■ **What you are asked to do**: Please print all of the material below, word for word.

--- Data ---

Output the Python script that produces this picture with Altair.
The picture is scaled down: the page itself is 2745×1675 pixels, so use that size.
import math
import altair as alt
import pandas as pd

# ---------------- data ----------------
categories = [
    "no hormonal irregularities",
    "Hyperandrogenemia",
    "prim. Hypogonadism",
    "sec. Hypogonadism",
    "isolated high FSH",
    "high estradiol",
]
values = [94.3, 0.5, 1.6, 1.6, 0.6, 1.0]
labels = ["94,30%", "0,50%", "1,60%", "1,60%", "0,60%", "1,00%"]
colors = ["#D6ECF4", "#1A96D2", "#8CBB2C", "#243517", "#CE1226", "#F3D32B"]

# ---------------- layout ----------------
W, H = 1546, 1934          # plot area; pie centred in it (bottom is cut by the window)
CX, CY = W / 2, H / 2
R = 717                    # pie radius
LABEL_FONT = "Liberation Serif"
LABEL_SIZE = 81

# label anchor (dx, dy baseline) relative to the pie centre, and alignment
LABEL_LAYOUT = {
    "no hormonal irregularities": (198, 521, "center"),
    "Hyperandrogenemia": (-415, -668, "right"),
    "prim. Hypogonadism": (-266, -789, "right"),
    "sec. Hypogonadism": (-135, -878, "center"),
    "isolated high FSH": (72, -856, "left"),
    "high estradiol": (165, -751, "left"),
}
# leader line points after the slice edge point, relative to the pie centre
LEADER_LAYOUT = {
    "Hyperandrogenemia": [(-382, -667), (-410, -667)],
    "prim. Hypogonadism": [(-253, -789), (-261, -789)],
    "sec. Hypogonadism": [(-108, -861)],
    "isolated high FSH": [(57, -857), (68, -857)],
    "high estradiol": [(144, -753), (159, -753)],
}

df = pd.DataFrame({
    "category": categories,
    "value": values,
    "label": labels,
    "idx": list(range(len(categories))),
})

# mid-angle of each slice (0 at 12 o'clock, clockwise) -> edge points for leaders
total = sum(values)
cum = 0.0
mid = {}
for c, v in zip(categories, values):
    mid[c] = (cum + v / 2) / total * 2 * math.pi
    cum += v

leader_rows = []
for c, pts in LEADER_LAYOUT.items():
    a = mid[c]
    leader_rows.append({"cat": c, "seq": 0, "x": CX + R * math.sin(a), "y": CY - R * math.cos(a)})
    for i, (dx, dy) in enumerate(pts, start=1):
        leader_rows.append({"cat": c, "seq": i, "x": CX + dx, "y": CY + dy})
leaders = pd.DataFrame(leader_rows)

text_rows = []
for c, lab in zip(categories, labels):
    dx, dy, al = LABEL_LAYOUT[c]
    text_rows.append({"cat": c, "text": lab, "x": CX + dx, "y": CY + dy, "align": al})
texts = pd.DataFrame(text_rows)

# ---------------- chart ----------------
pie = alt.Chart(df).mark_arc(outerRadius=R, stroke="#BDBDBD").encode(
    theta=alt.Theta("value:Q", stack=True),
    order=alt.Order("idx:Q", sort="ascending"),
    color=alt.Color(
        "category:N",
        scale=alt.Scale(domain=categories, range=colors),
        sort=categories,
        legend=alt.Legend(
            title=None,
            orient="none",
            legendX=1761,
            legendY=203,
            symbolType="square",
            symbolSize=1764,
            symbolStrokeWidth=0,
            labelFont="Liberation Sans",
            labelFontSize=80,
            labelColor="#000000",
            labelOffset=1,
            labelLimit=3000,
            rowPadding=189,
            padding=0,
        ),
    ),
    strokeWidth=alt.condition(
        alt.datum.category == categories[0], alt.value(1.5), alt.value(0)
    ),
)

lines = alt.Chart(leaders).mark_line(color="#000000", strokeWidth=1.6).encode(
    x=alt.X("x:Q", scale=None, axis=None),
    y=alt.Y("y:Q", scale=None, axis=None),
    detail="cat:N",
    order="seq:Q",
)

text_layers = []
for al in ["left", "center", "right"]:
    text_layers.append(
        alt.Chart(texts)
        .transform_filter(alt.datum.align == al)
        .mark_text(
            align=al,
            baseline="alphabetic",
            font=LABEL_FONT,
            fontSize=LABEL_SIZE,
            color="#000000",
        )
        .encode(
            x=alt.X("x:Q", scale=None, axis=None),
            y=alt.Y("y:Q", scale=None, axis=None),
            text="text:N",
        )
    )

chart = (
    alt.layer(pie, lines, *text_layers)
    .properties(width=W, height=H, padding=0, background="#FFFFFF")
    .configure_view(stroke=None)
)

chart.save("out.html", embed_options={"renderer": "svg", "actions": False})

---

■ **Output of the exercise**:
Output the Python script that produces this picture with Altair.
The picture is scaled down: the page itself is 2745×1675 pixels, so use that size.
import math
import altair as alt
import pandas as pd

# ---------------- data ----------------
categories = [
    "no hormonal irregularities",
    "Hyperandrogenemia",
    "prim. Hypogonadism",
    "sec. Hypogonadism",
    "isolated high FSH",
    "high estradiol",
]
values = [94.3, 0.5, 1.6, 1.6, 0.6, 1.0]
labels = ["94,30%", "0,50%", "1,60%", "1,60%", "0,60%", "1,00%"]
colors = ["#D6ECF4", "#1A96D2", "#8CBB2C", "#243517", "#CE1226", "#F3D32B"]

# ---------------- layout ----------------
W, H = 1546, 1934          # plot area; pie centred in it (bottom is cut by the window)
CX, CY = W / 2, H / 2
R = 717                    # pie radius
LABEL_FONT = "Liberation Serif"
LABEL_SIZE = 81

# label anchor (dx, dy baseline) relative to the pie centre, and alignment
LABEL_LAYOUT = {
    "no hormonal irregularities": (198, 521, "center"),
    "Hyperandrogenemia": (-415, -668, "right"),
    "prim. Hypogonadism": (-266, -789, "right"),
    "sec. Hypogonadism": (-135, -878, "center"),
    "isolated high FSH": (72, -856, "left"),
    "high estradiol": (165, -751, "left"),
}
# leader line points after the slice edge point, relative to the pie centre
LEADER_LAYOUT = {
    "Hyperandrogenemia": [(-382, -667), (-410, -667)],
    "prim. Hypogonadism": [(-253, -789), (-261, -789)],
    "sec. Hypogonadism": [(-108, -861)],
    "isolated high FSH": [(57, -857), (68, -857)],
    "high estradiol": [(144, -753), (159, -753)],
}

df = pd.DataFrame({
    "category": categories,
    "value": values,
    "label": labels,
    "idx": list(range(len(categories))),
})

# mid-angle of each slice (0 at 12 o'clock, clockwise) -> edge points for leaders
total = sum(values)
cum = 0.0
mid = {}
for c, v in zip(categories, values):
    mid[c] = (cum + v / 2) / total * 2 * math.pi
    cum += v

leader_rows = []
for c, pts in LEADER_LAYOUT.items():
    a = mid[c]
    leader_rows.append({"cat": c, "seq": 0, "x": CX + R * math.sin(a), "y": CY - R * math.cos(a)})
    for i, (dx, dy) in enumerate(pts, start=1):
        leader_rows.append({"cat": c, "seq": i, "x": CX + dx, "y": CY + dy})
leaders = pd.DataFrame(leader_rows)

text_rows = []
for c, lab in zip(categories, labels):
    dx, dy, al = LABEL_LAYOUT[c]
    text_rows.append({"cat": c, "text": lab, "x": CX + dx, "y": CY + dy, "align": al})
texts = pd.DataFrame(text_rows)

# ---------------- chart ----------------
pie = alt.Chart(df).mark_arc(outerRadius=R, stroke="#BDBDBD").encode(
    theta=alt.Theta("value:Q", stack=True),
    order=alt.Order("idx:Q", sort="ascending"),
    color=alt.Color(
        "category:N",
        scale=alt.Scale(domain=categories, range=colors),
        sort=categories,
        legend=alt.Legend(
            title=None,
            orient="none",
            legendX=1761,
            legendY=203,
            symbolType="square",
            symbolSize=1764,
            symbolStrokeWidth=0,
            labelFont="Liberation Sans",
            labelFontSize=80,
            labelColor="#000000",
            labelOffset=1,
            labelLimit=3000,
            rowPadding=189,
            padding=0,
        ),
    ),
    strokeWidth=alt.condition(
        alt.datum.category == categories[0], alt.value(1.5), alt.value(0)
    ),
)

lines = alt.Chart(leaders).mark_line(color="#000000", strokeWidth=1.6).encode(
    x=alt.X("x:Q", scale=None, axis=None),
    y=alt.Y("y:Q", scale=None, axis=None),
    detail="cat:N",
    order="seq:Q",
)

text_layers = []
for al in ["left", "center", "right"]:
    text_layers.append(
        alt.Chart(texts)
        .transform_filter(alt.datum.align == al)
        .mark_text(
            align=al,
            baseline="alphabetic",
            font=LABEL_FONT,
            fontSize=LABEL_SIZE,
            color="#000000",
        )
        .encode(
            x=alt.X("x:Q", scale=None, axis=None),
            y=alt.Y("y:Q", scale=None, axis=None),
            text="text:N",
        )
    )

chart = (
    alt.layer(pie, lines, *text_layers)
    .properties(width=W, height=H, padding=0, background="#FFFFFF")
    .configure_view(stroke=None)
)

chart.save("out.html", embed_options={"renderer": "svg", "actions": False})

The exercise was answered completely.